I haven’t really felt challenged during my undergrad. But good news: I’m finally done all my breadth requirements, and I have some space left in my timetable. I’ve always wanted to learn general relativity and quantum field theory, but they’re just so daunting to learn on my own. So I’m thinking of taking PHY483, PHY484, and PHY489. I was concerned about not being smart enough to handle these topics, but a friend of mine took PHY483 and assured me that it’s not impossibly difficult, so I might as well give it a shot.
But wait! What about CS? Well, yes. So, over the last year, I’ve become painfully aware that, while I’m a decent software engineer, I lack knowledge in many key areas compared to people who actually took CS in college. Some of those areas include: programming languages; databases and distributed systems; concurrency; and operating systems. I don’t like not knowing things, so I do plan to learn at least some of these things. Unfortunately, I’m only allowed to take up to three 300+ level CSC courses since I’m not a CSC student, and I’ve already taken one (it was a research project course, and I ended up failing miserably at it). But then I realized: why bother trying to cram CSC courses into my timetable at all, when I can take as many as I want during the summer online (e.g., on Coursera)? So that’s going to be my plan: finish my degree and then try to make up for that degree not being a CS degree. I’m sure I still won’t be as knowledgeable as a real CS major, but damned if I don’t do my best.
And then, in fall of 2014, I’ll start life out in the Real World as a software engineer. I’ve been a student for my entire life so far, and then suddenly, my responsibilities are going to shift. My mom always told me that, as a student, my #1 priority in life is to study well; and that’s something I’ve been very comfortable with, since I’m a good student. But everything is going to change soon. I’m nervous. But also excited.
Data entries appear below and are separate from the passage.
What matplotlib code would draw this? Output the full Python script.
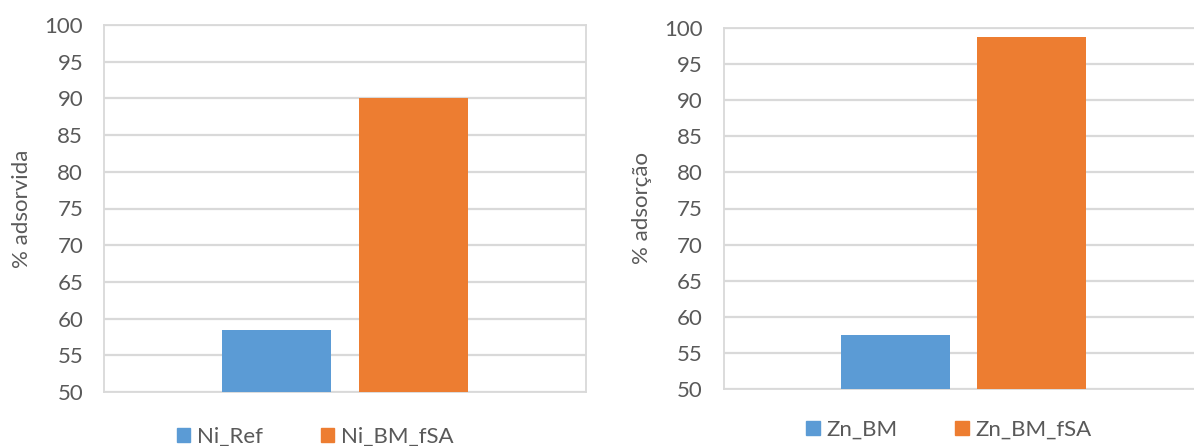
import matplotlib.pyplot as plt
from matplotlib.patches import Patch

# adsorption results for the two metals
ni_labels = ["Ni_Ref", "Ni_BM_fSA"]
ni_values = [58.45, 90.05]
zn_labels = ["Zn_BM", "Zn_BM_fSA"]
zn_values = [57.5, 98.75]
y_ticks = [50, 55, 60, 65, 70, 75, 80, 85, 90, 95, 100]

colors = ["#5B9BD5", "#ED7D31"]
grid_col = "#D9D9D9"
text_col = "#595959"

plt.rcParams['font.family'] = ['Lato', 'DejaVu Sans']

W, H = 1194, 446
fig = plt.figure(figsize=(W / 100, H / 100), dpi=100)


def px_axes(x0, y_top, x1, y_bot):
    return fig.add_axes([x0 / W, 1 - y_bot / H, (x1 - x0) / W, (y_bot - y_top) / H])


def bar_panel(ax, labels, values, ylabel, leg_center, leg_y):
    offsets = [-0.142, 0.142]
    for off, val, col in zip(offsets, values, colors):
        ax.bar(off, val - 50, bottom=50, width=0.226, color=col, zorder=3)
    ax.set_xlim(-0.5, 0.5)
    ax.set_ylim(50, 100)
    ax.set_yticks(y_ticks)
    ax.set_xticks([])
    ax.yaxis.grid(True, color=grid_col, linewidth=1.6, zorder=0)
    ax.tick_params(axis='y', length=0, pad=15, labelsize=16, labelcolor=text_col)
    for sp in ax.spines.values():
        sp.set_color(grid_col)
        sp.set_linewidth(1.3)
    ax.set_ylabel(ylabel, fontsize=16, color=text_col)
    ax.yaxis.set_label_coords(-0.149, 0.5)
    handles = [Patch(color=c) for c in colors]
    fig.legend(handles, labels, loc='center', ncol=2, frameon=False,
               bbox_to_anchor=(leg_center / W, 1 - leg_y / H),
               fontsize=16, labelcolor=text_col, handlelength=0.6,
               handleheight=0.6, handletextpad=0.3, columnspacing=2.6)


ax1 = px_axes(104, 25, 586, 392)
bar_panel(ax1, ni_labels, ni_values, "% adsorvida", 315, 437)

ax2 = px_axes(723.5, 28, 1203.5, 389)
bar_panel(ax2, zn_labels, zn_values, "% adsorção", 949, 430)

fig.savefig("out.png", dpi=100)
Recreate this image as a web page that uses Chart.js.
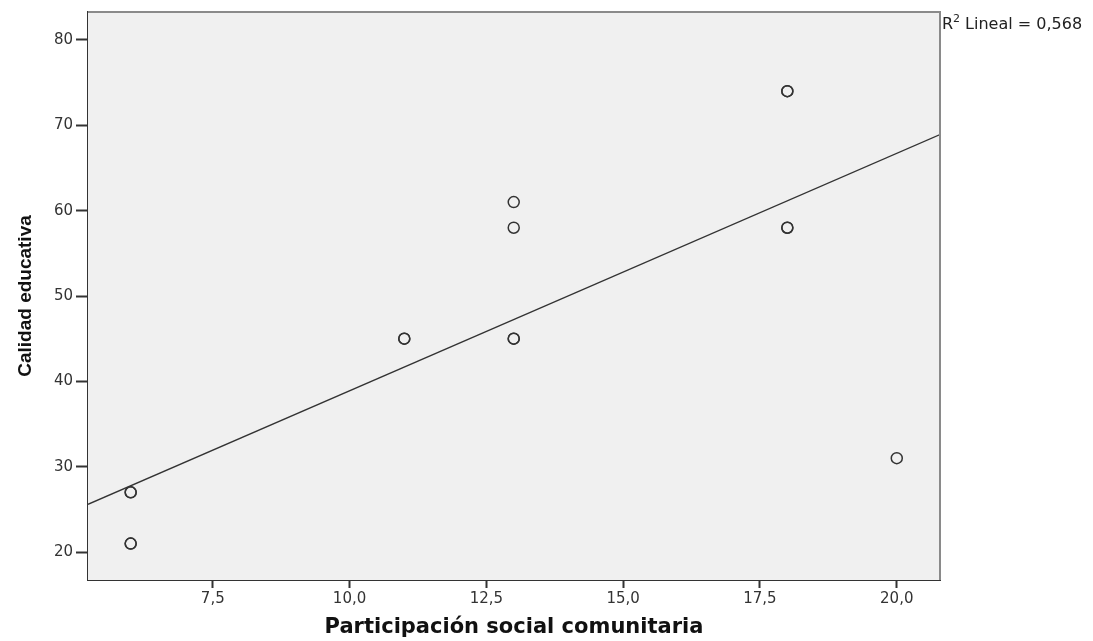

I’m going to close this post off with an update on my love life. (Since, obviously, that’s the most interesting part, right?) My girlfriend and I broke up a few weeks ago. We split on good terms, and we’re still best friends, so yes, you can still invite both of us to the same event without making things awkward. Of course, breakups are never easy, and the last few weeks have definitely been tough. Coding is a lot less fun than it normally is; focusing on physics is sometimes impossible. But things are gradually getting better.